Nikt nie chce zastąpić Klicha. Dlatego opóźniają raport
Zarówno rzecznik rządu Paweł Graś, jak i rzecznicy MON i MSWiA nie chcą odnosić się do tych informacji. Zapewniają, że wszystko jest w porządku. – Minister też czeka na ten raport – mówi Janusz Sejmej, rzecznik MON. Paweł Graś: – To czysto polityczne spekulacje bez żadnego pokrycia w faktach.
Również Grzegorz Schetyna zapewnia, że nie ma mowy o dymisji Klicha. – Nie sądzę, żeby dzisiaj były prowadzone rozważania na temat wniosków personalnych. Nie dzisiaj. Jesteśmy przed kampanią wyborczą i w samej kampanii wszystko będzie otwarte – mówi i dodaje, że "nie ma sensu zmieniać szefa MON na tak krótko przed końcem kadencji".

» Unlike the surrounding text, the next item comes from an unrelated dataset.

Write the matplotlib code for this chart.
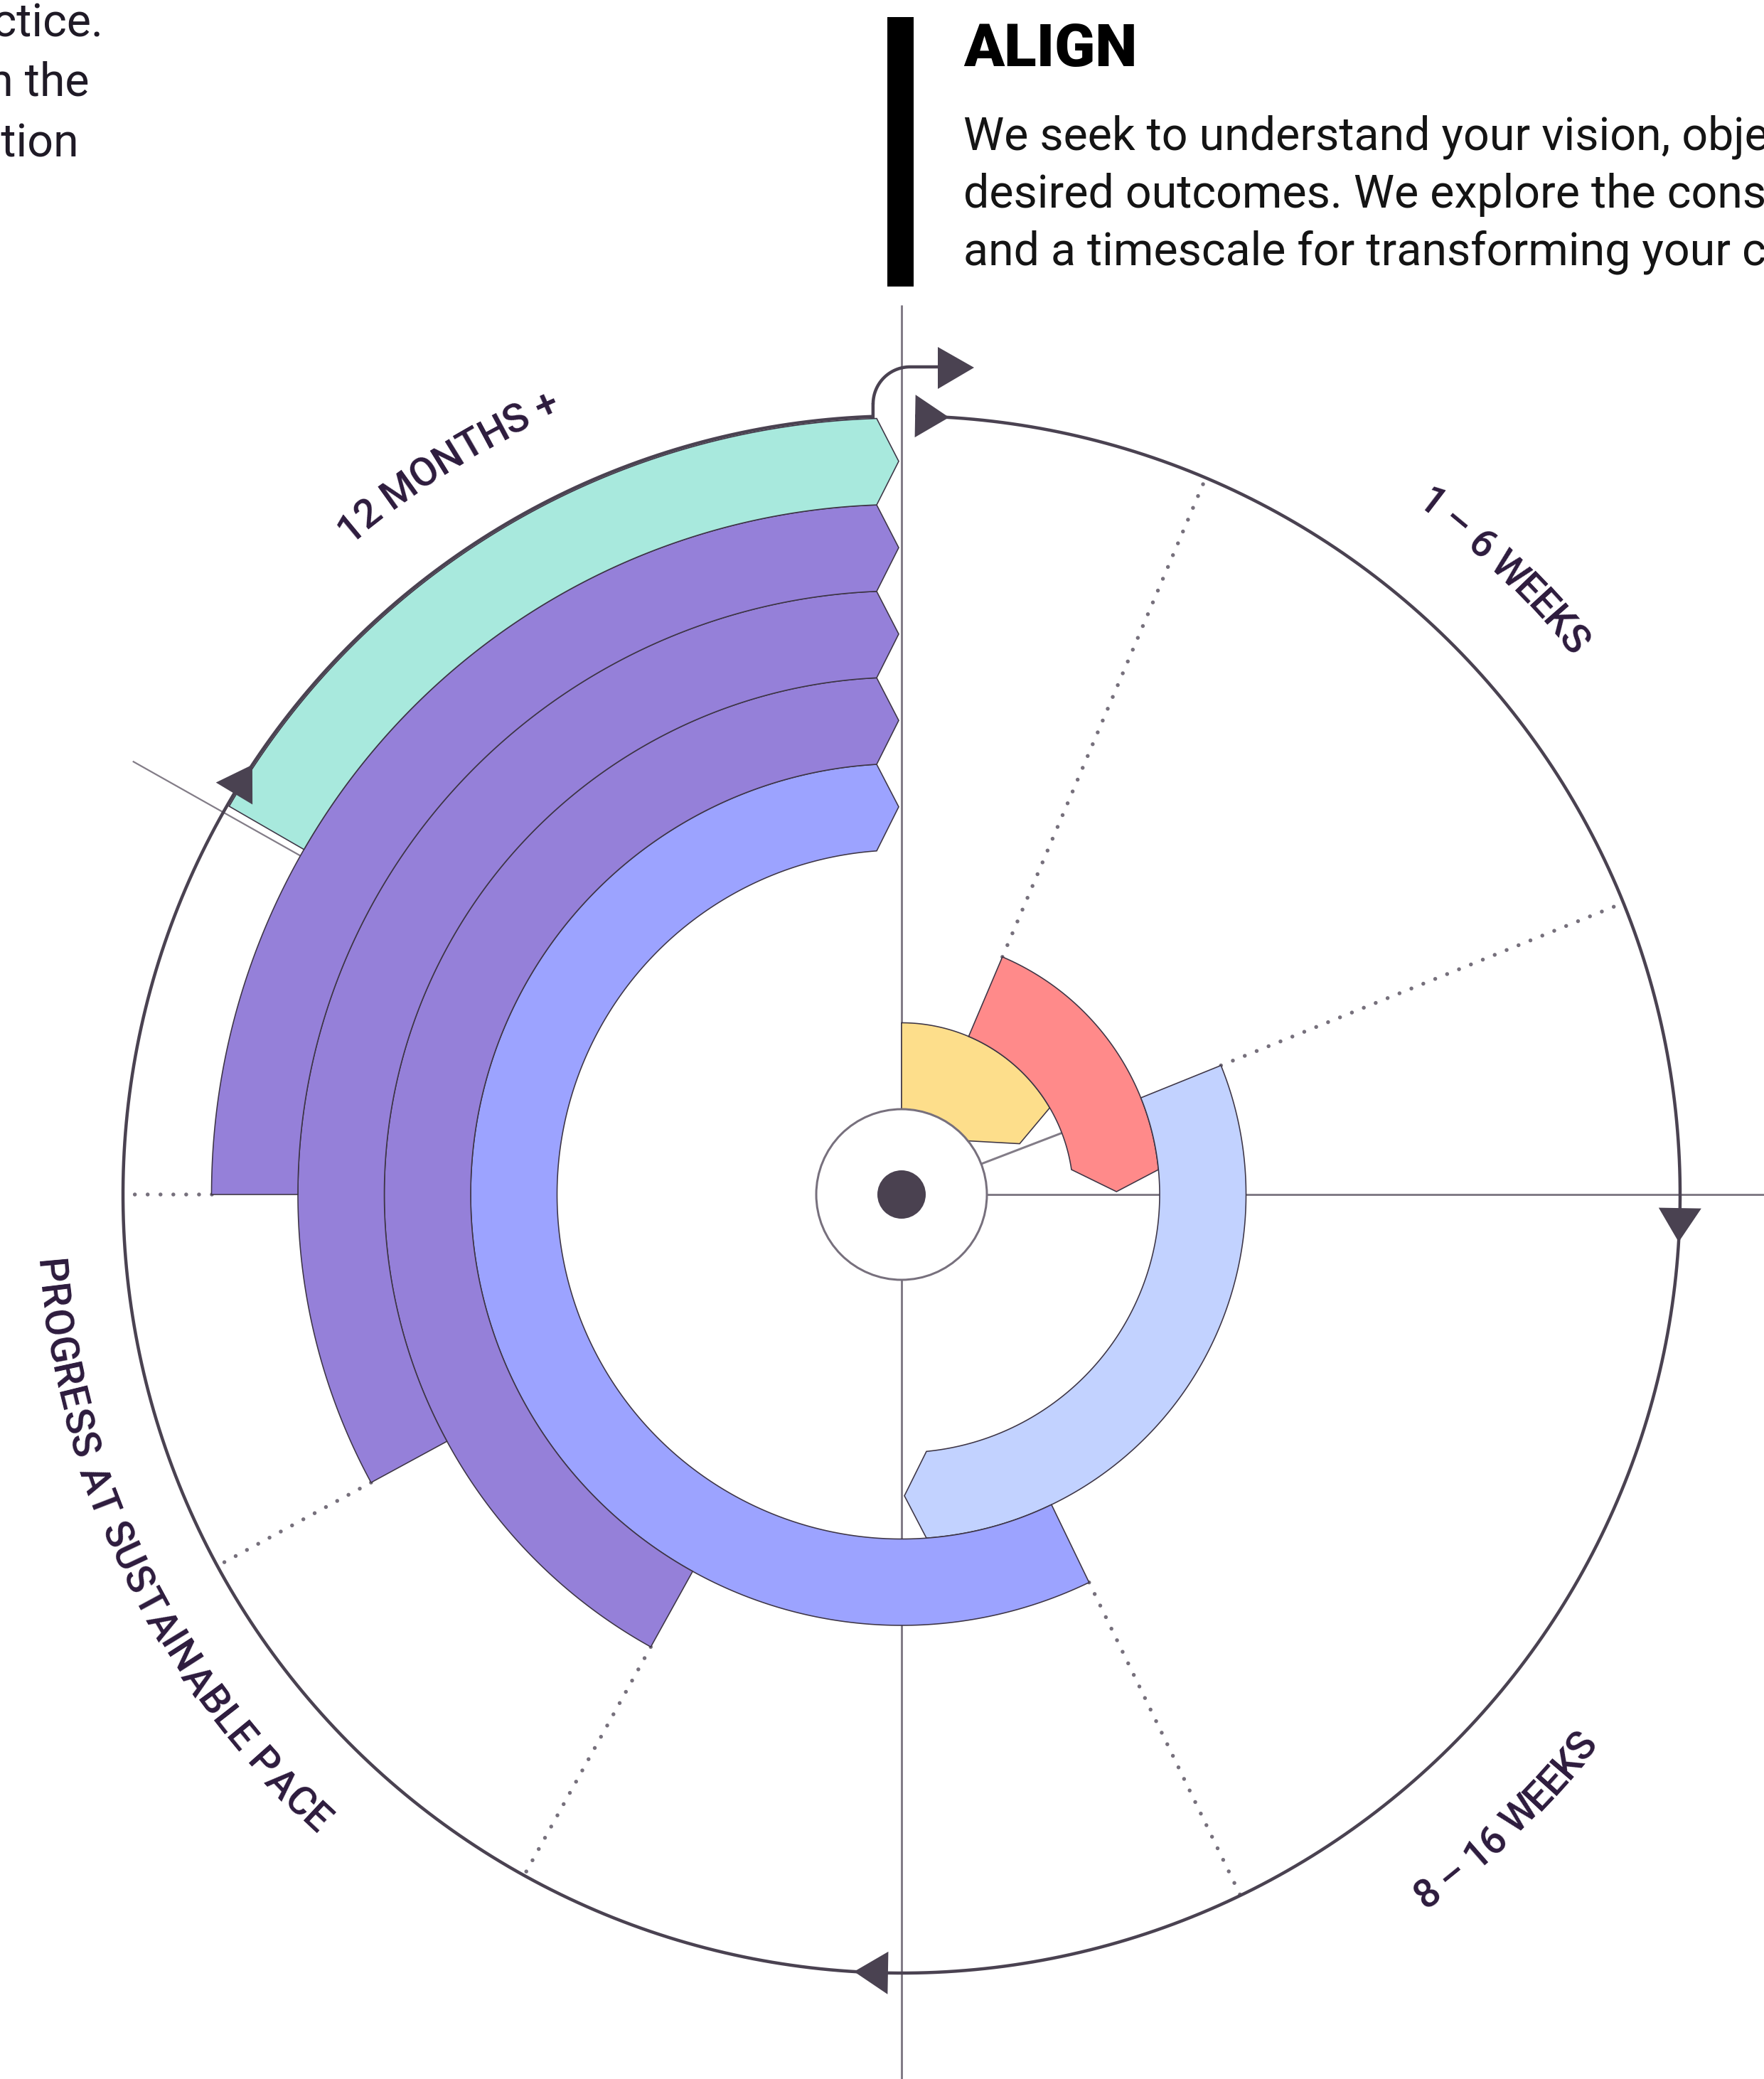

Jednak rąbka tajemnicy uchylają posłowie. – Już od jakiegoś czasu słyszę nieoficjalne informacje, że to kłopot z kandydatem na następcę ministra Klicha jest rzeczywistym powodem opóźnienia – mówi „Rzeczpospolitej" Stanisław Wziątek z SLD. – Wiadomo, że raport będzie zawierał takie (o odpowiedzialności politycznej za bałagan, który miał wpływ na katastrofę) wnioski. Dlatego jeśli minister sam nie zrezygnuje, premier i tak będzie go musiał zdymisjonować – dodaje Wziątek. Polityk, który chce pozostać anonimowy: – Premier szuka kandydata już nie tylko w swoim otoczeniu.
Podobno propozycję przejęcia stanowiska po Klichu miał dostać były wiceminister obrony, europoseł SLD Janusz Zemke. Odrzucił ją jednak podobnie jak jego partyjny kolega Stanisław Wziątek. Czy z Wziątkiem rozmawiano na ten temat? – Nie potwierdzam, nie zaprzeczam. Mogę jedynie powiedzieć, że nie jestem tym zainteresowany – ucina temat Stanisław Wziątek.